= UV pinning =

UV pinning is the process of applying a dose of low intensity ultraviolet (UV) light to a UV curable ink (UV ink). The light's wavelengths must be correctly matched to the ink's photochemical properties. As a result, the ink droplets move to a higher viscosity state, but stop short of full cure. This is also referred to as the "gelling" of the ink.

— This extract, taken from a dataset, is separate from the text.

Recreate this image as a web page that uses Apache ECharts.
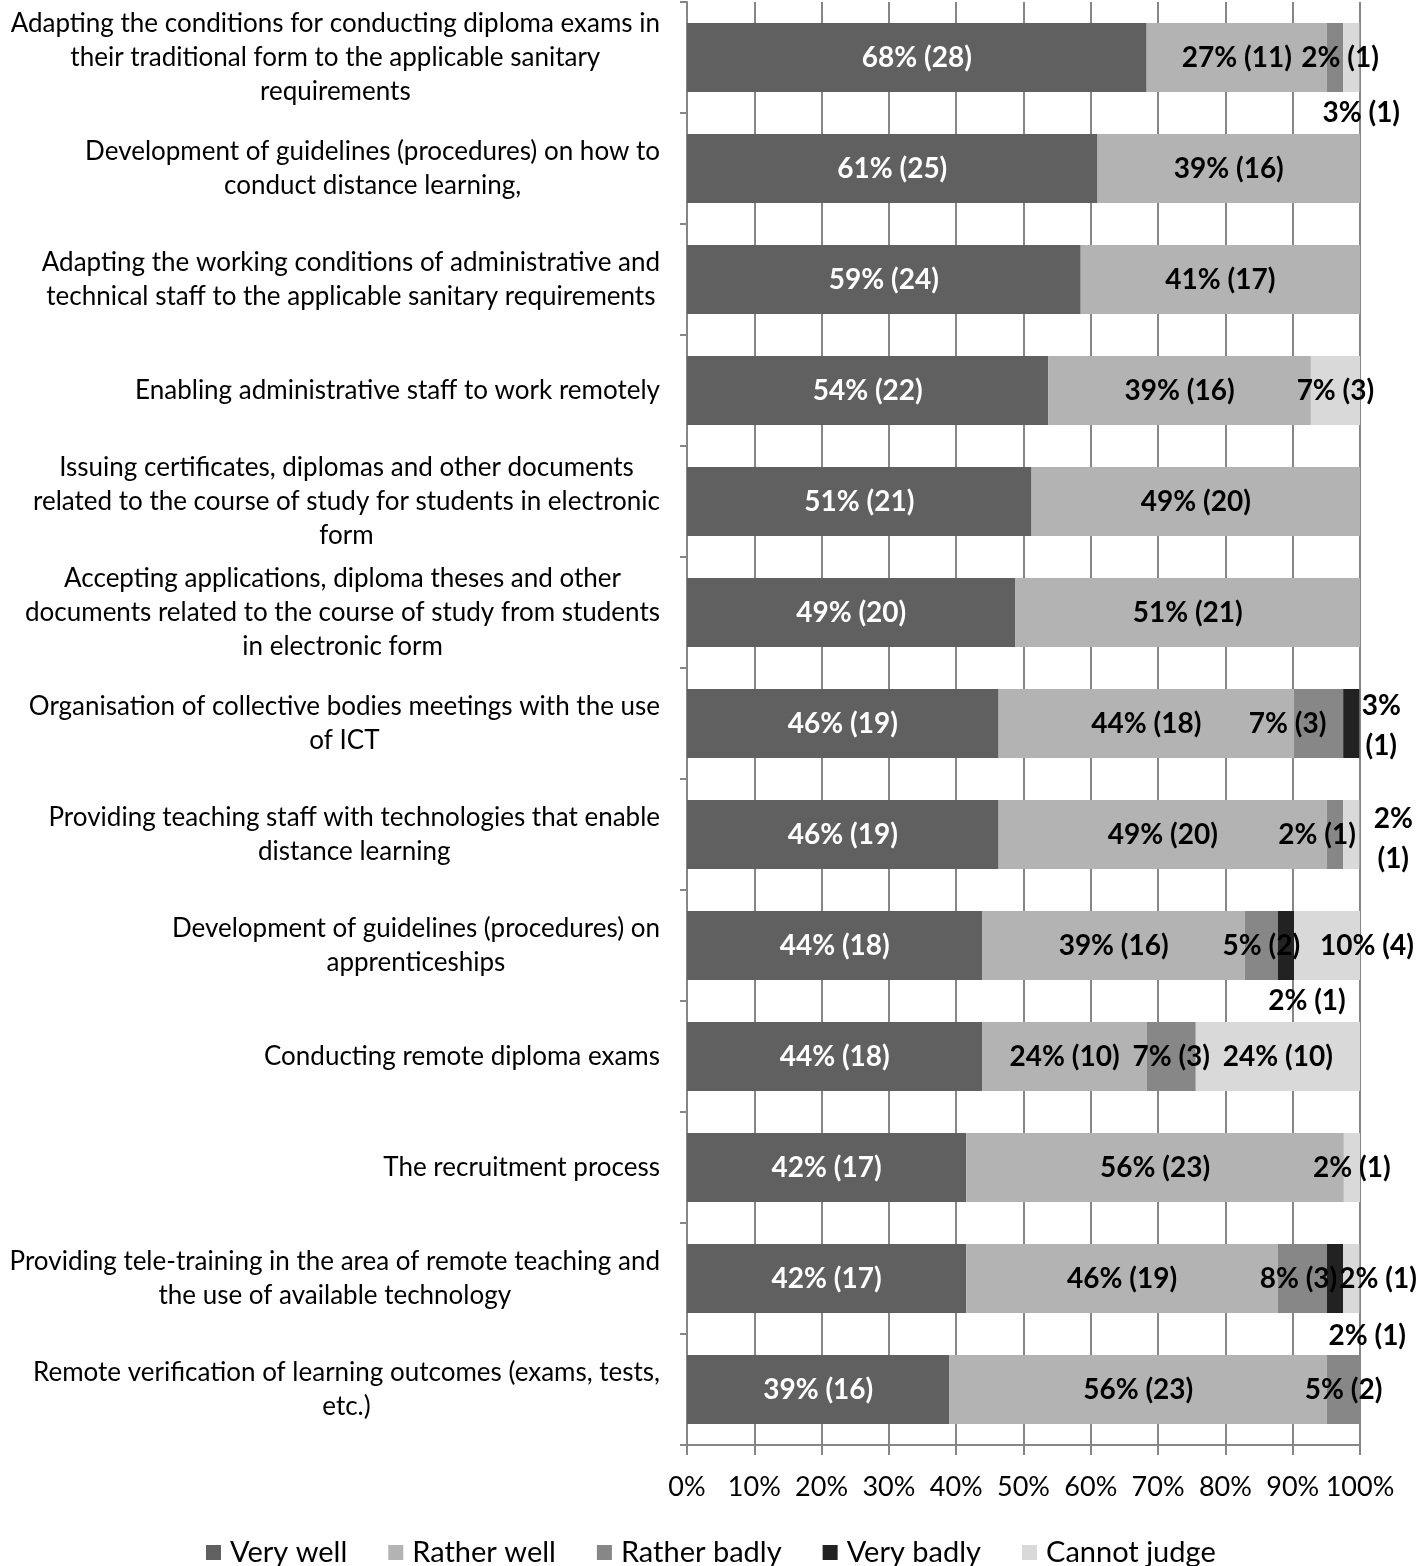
<!DOCTYPE html>
<html>
<head>
<meta charset="utf-8">
<script src="https://cdn.jsdelivr.net/npm/echarts@6/dist/echarts.min.js"></script>
<style>
html,body{margin:0;padding:0;background:#fff;}
#chart{width:1417px;height:1566px;}
</style>
</head>
<body>
<div id="chart"></div>
<script>
// ---- data ----
const categories = [
  "Adapting the conditions for conducting diploma exams in\ntheir traditional form to the applicable sanitary\nrequirements",
  "Development of guidelines (procedures) on how to\nconduct distance learning,",
  "Adapting the working conditions of administrative and\ntechnical staff to the applicable sanitary requirements",
  "Enabling administrative staff to work remotely",
  "Issuing certificates, diplomas and other documents\nrelated to the course of study for students in electronic\nform",
  "Accepting applications, diploma theses and other\ndocuments related to the course of study from students\nin electronic form",
  "Organisation of collective bodies meetings with the use\nof ICT",
  "Providing teaching staff with technologies that enable\ndistance learning",
  "Development of guidelines (procedures) on\napprenticeships",
  "Conducting remote diploma exams",
  "The recruitment process",
  "Providing tele-training in the area of remote teaching and\nthe use of available technology",
  "Remote verification of learning outcomes (exams, tests,\netc.)"
];
const seriesNames = ["Very well", "Rather well", "Rather badly", "Very badly", "Cannot judge"];

const veryWell    = [68.3, 61.0, 58.5, 53.7, 51.2, 48.8, 46.3, 46.3, 43.9, 43.9, 41.5, 41.5, 39.0];
const ratherWell  = [26.8, 39.0, 41.5, 39.0, 48.8, 51.2, 43.9, 48.8, 39.0, 24.4, 56.1, 46.3, 56.1];
const ratherBadly = [2.4, 0, 0, 0, 0, 0, 7.3, 2.4, 4.9, 7.3, 0, 7.3, 4.9];
const veryBadly   = [0, 0, 0, 0, 0, 0, 2.4, 0, 2.4, 0, 0, 2.4, 0];
const cannotJudge = [2.4, 0, 0, 7.3, 0, 0, 0, 2.4, 9.8, 24.4, 2.4, 2.4, 0];

const veryWellLabels    = ["68% (28)", "61% (25)", "59% (24)", "54% (22)", "51% (21)", "49% (20)", "46% (19)", "46% (19)", "44% (18)", "44% (18)", "42% (17)", "42% (17)", "39% (16)"];
const ratherWellLabels  = ["27% (11)", "39% (16)", "41% (17)", "39% (16)", "49% (20)", "51% (21)", "44% (18)", "49% (20)", "39% (16)", "24% (10)", "56% (23)", "46% (19)", "56% (23)"];
const ratherBadlyLabels = ["2% (1)", "", "", "", "", "", "7% (3)", "2% (1)", "5% (2)", "7% (3)", "", "8% (3)", "5% (2)"];
const veryBadlyLabels   = ["", "", "", "", "", "", "3%\n(1)", "", "2% (1)", "", "", "2% (1)", ""];
const cannotJudgeLabels = ["3% (1)", "", "", "7% (3)", "", "", "", "2%\n(1)", "10% (4)", "24% (10)", "2% (1)", "2% (1)", ""];

const xTicks = [0, 10, 20, 30, 40, 50, 60, 70, 80, 90, 100];

// ---- styling (kept apart from data) ----
const colors = ["#606060", "#b3b3b3", "#878787", "#222222", "#d9d9d9"];
const labelColors = ["#ffffff", "#000000", "#000000", "#000000", "#000000"];
const FONT = "Lato, 'Liberation Sans', sans-serif";
// manual label nudges: "seriesIndex-rowIndex": [dx, dy]
const labelNudges = {
  "2-0": [5, 0], "4-0": [10, 55],
  "2-6": [-31, 0], "3-6": [30, 2],
  "2-7": [-18, 0], "4-7": [42, 4],
  "3-8": [21, 55], "4-8": [40, 0],
  "2-11": [-4, 0], "3-11": [43, 0], "4-11": [16, 57]
};

const values = [veryWell, ratherWell, ratherBadly, veryBadly, cannotJudge];
const labels = [veryWellLabels, ratherWellLabels, ratherBadlyLabels, veryBadlyLabels, cannotJudgeLabels];

const series = seriesNames.map((name, si) => ({
  name: name,
  type: 'bar',
  stack: 'total',
  barCategoryGap: '38%',
  itemStyle: { color: colors[si] },
  label: {
    show: true,
    position: 'inside',
    color: labelColors[si],
    fontFamily: FONT,
    fontWeight: 'bold',
    fontSize: 28,
    lineHeight: 40,
    formatter: p => labels[si][p.dataIndex]
  },
  data: values[si].map((v, ri) => {
    const item = { value: v };
    const nudge = labelNudges[si + '-' + ri];
    if (nudge) item.label = { offset: nudge };
    if (!labels[si][ri]) item.label = { show: false };
    return item;
  })
}));

const chart = echarts.init(document.getElementById('chart'), null, { renderer: 'canvas' });
chart.setOption({
  animation: false,
  backgroundColor: '#ffffff',
  color: colors,
  grid: { left: 687, right: 57, top: 2, bottom: 121, containLabel: false },
  legend: {
    data: seriesNames,
    left: 201,
    top: 1533,
    icon: 'rect',
    itemWidth: 15,
    itemHeight: 15,
    itemGap: 41,
    textStyle: { fontFamily: FONT, fontSize: 29, color: '#000', padding: [0, 0, 0, 4] }
  },
  xAxis: {
    type: 'value',
    min: xTicks[0],
    max: xTicks[xTicks.length - 1],
    interval: 10,
    axisLine: { show: true, lineStyle: { color: '#868686', width: 2 } },
    axisTick: { show: true, length: 10, lineStyle: { color: '#868686', width: 2 } },
    splitLine: { show: true, lineStyle: { color: '#868686', width: 2 } },
    axisLabel: { formatter: '{value}%', fontFamily: FONT, fontSize: 27, color: '#000', margin: 29 }
  },
  yAxis: {
    type: 'category',
    inverse: true,
    data: categories,
    axisLine: { show: true, lineStyle: { color: '#868686', width: 2 } },
    axisTick: { show: true, length: 7, lineStyle: { color: '#868686', width: 2 } },
    axisLabel: {
      margin: 27,
      formatter: v => v.split('\n').map(l => '{c|' + l + '}').join('\n'),
      rich: {
        c: { align: 'center', fontFamily: FONT, fontSize: 26, lineHeight: 34, color: '#000' }
      }
    }
  },
  series: series
});
</script>
</body>
</html>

UV pinning is typically used in UV ink jet applications (e.g. the printing of labels, the printing of electronics, and the fabrication of 3-D microstructures).

== Purpose ==
UV pinning enhances the management of drop size and image integrity, minimizing the unwanted mixing of drops and providing the highest possible image quality and the sharpest colour rendering.

Challenge:
Overcome the wetting problems that were causing UV-Curable inks to spread and cause ink droplets to bleed into each other before full curing single-pass digital printing of narrow web labels.

Solution:
A UV pinning system that uses high power UV light emitting diodes (LEDs) installed next to the inkjet array (print head). The UV light from the pinning system, typically lower than that of the full cure UV system, causes the UV ink to thicken, also known as gelling, but not fully cure. This ink thickening stops dot gain and holds the ink droplet pattern in place until it reaches the full cure UV system.